Illinois Central Corp. operates the 2,600-mile Illinois Central freight railroad from Chicago south to the Gulf of Mexico and the 850-mile Chicago Central freight line from Chicago west through Iowa. Abraham Lincoln made his reputation at the company as a staff attorney.

The company’s name will remain in use throughout the United States, both sides said. The possible closing of Illinois Central’s headquarters or layoffs among the two sides’ combined 25,600 employees will be evaluated during the merger process, Harrison said.

A merger of Canadian National and Illinois Central would be the latest in a string of railroad mergers in recent years.

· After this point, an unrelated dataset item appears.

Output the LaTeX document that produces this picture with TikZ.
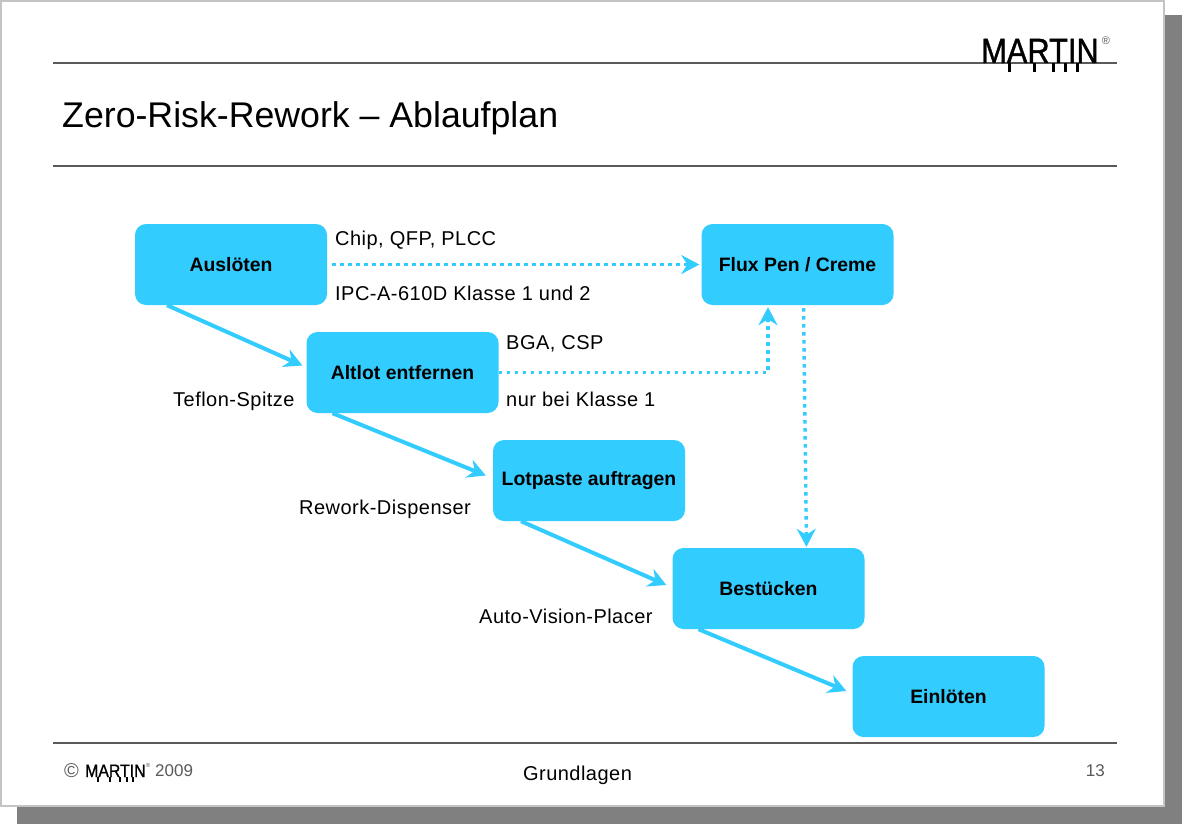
\documentclass[tikz,border=0pt]{standalone}
\usepackage{fontspec}
\setmainfont{Liberation Sans}
\newfontfamily\noteFont[LetterSpace=2.4]{Liberation Sans}
\newfontfamily\logoFont[FakeBold=1.2]{Liberation Sans}
\usepackage{xcolor}
\definecolor{stepBlue}{HTML}{33CCFF}
\definecolor{ruleGray}{HTML}{5A5A5A}
\definecolor{shadowGray}{HTML}{808080}
\definecolor{frameGray}{HTML}{C4C4C4}
\usetikzlibrary{positioning,calc,arrows.meta}
\tikzset{%
  stepBox/.style={%
    rectangle,
    rounded corners=11pt,
    fill=stepBlue,
    minimum width=192pt,
    minimum height=81pt,
    inner sep=0pt,
    align=center,
    font=\fontsize{19.4}{22}\selectfont\bfseries
  },
  flowLine/.style={%
    -{Stealth[length=18pt,width=19pt,inset=6pt]},
    line width=4pt,
    color=stepBlue
  },
  dotLine/.style={%
    -{Stealth[length=18pt,width=19pt,inset=6pt]},
    line width=3.4pt,
    dash pattern=on 3.4pt off 4.6pt,
    color=stepBlue
  },
  noteText/.style={%
    anchor=west,
    inner sep=0pt,
    font=\fontsize{20}{22}\noteFont
  },
  ruleLine/.style={%
    line width=1.1pt,
    color=ruleGray
  }
}

\begin{document}
\begin{tikzpicture}[x=1pt,y=-1pt]
            \useasboundingbox (0,0) rectangle (1182,824);
            \fill[shadowGray] (17,15) rectangle (1182,824);
            \draw[frameGray,line width=2pt,fill=white] (1,1) rectangle (1164,806);

            \draw[ruleLine] (53,63) -- (1117,63);
            \draw[ruleLine] (53,166) -- (1117,166);
            \draw[ruleLine] (53,743) -- (1117,743);

            % logo top right
            \node[anchor=base west,inner sep=0pt,font=\fontsize{35}{35}\logoFont] (logo) at (981,63) {\scalebox{.88}[1]{MARTIN}};
            \node[inner sep=0pt,text=ruleGray,font=\fontsize{11}{11}\selectfont] (logoMark) at (1106,41) {®};
            \foreach \tickX in {1009,1034,1053,1065,1077}
              \fill (\tickX-1.5,63) rectangle (\tickX+1.5,72);

            \node[anchor=west,inner sep=0pt,font=\fontsize{35.7}{40}\selectfont] (title) at (62,118) {Zero-Risk-Rework – Ablaufplan};

            \node[stepBox] (ausloeten) at (231,264.5) {Auslöten};
            \node[stepBox] (altlot) at (402.5,372.5) {Altlot entfernen};
            \node[stepBox] (lotpaste) at (589,480.5) {Lotpaste auftragen};
            \node[stepBox] (bestuecken) at (768.5,588.5) {Bestücken};
            \node[stepBox] (einloeten) at (948.5,696.5) {Einlöten};
            \node[stepBox] (flux) at (797.5,264.5) {Flux Pen / Creme};

            \draw[flowLine] ([xshift=-64pt]ausloeten.south) -- ([xshift=-4pt,yshift=7pt]altlot.west);
            \draw[flowLine] ([xshift=-70pt]altlot.south) -- ([xshift=-7pt,yshift=5pt]lotpaste.west);
            \draw[flowLine] ([xshift=-68pt]lotpaste.south) -- ([xshift=-6pt,yshift=3.5pt]bestuecken.west);
            \draw[flowLine] ([xshift=-70pt]bestuecken.south) -- ([xshift=-6pt,yshift=5.5pt]einloeten.west);

            \draw[dotLine,shorten <=5pt,shorten >=2pt] (ausloeten) -- (flux);
            \draw[dotLine,shorten >=2pt] (altlot.east) -| ([xshift=-29.5pt]flux.south);
            \draw[dotLine,shorten <=3pt,shorten >=1pt] ([xshift=6pt]flux.south) -- ([xshift=38pt]bestuecken.north);

            \node[noteText] (chip) at (335,240) {Chip, QFP, PLCC};
            \node[noteText] (ipc) at (335,293) {IPC-A-610D Klasse 1 und 2};
            \node[noteText] (bga) at (506,344) {BGA, CSP};
            \node[noteText] (klasse) at (506,399) {nur bei Klasse 1};
            \node[noteText] (teflon) at (173,401) {Teflon-Spitze};
            \node[noteText] (dispenser) at (299,509) {Rework-Dispenser};
            \node[noteText] (placer) at (479,616) {Auto-Vision-Placer};

            % footer
            \node[anchor=west,inner sep=0pt,text=ruleGray,font=\fontsize{20}{20}\selectfont] (copyright) at (64,771) {©};
            \node[anchor=base west,inner sep=0pt,font=\fontsize{18}{18}\logoFont] (footLogo) at (85,777) {\scalebox{.88}[1]{MARTIN}};
            \foreach \tickX in {98,110,120,127,133}
              \fill (\tickX-.7,777) rectangle (\tickX+.7,782);
            \node[inner sep=0pt,text=ruleGray,font=\fontsize{6}{6}\selectfont] (footMark) at (148,765) {®};
            \node[anchor=west,inner sep=0pt,text=ruleGray,font=\fontsize{17}{20}\selectfont] (year) at (155,771) {2009};
            \node[inner sep=0pt,font=\fontsize{20}{22}\noteFont] (section) at (577.5,775) {Grundlagen};
            \node[anchor=east,inner sep=0pt,text=ruleGray,font=\fontsize{17}{20}\selectfont] (page) at (1105,771) {13};
        \end{tikzpicture}
\end{document}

In 1996, Union Pacific merged with Southern Pacific. The previous year saw the merger of the Burlington Northern with the Santa Fe. Last year, CSX Corp. and Norfolk Southern announced a plan to split up Conrail, a move that is still awaiting regulatory approval.

Burlington Northern and Union Pacific both have more than 30,000 miles of track branching out from Chicago and covering most of the West. The two railroads control 90 percent of freight traffic west of the Mississippi River.

The Union Pacific-Southern Pacific deal has had its problems. The merger created gridlock along Union Pacific’s 36,000-mile system and has stranded grain harvests, clogged California ports and stalled production at Gulf Coast petrochemical plants, northwest lumber yards and steel mills.

UP officials said recently service is almost back to normal, except for about 250 miles of track from Houston to New Orleans.

Illinois Central’s livelihood stems mainly from shipping coal, chemicals and grain. The railroad also carries paper and semi-trailers that can be unloaded and attached to trucks for transport to other destinations.

The Canadian National is the sixth biggest railroad in North America, with tracks that extend from Vancouver, British Columbia, to Halifax, Nova Scotia.

Since Canadian National was privatized in 1995, the railroad has worked to improve its delivery system to the key hubs of Chicago and Detroit, taking advantage of the North American Free Trade Agreement.

A combined company would free Canadian National of the restraints that forced it to divide shipments among other rail carriers and reduce the need for trucking, helping it steal traffic from competitors in both industries, Tellier said.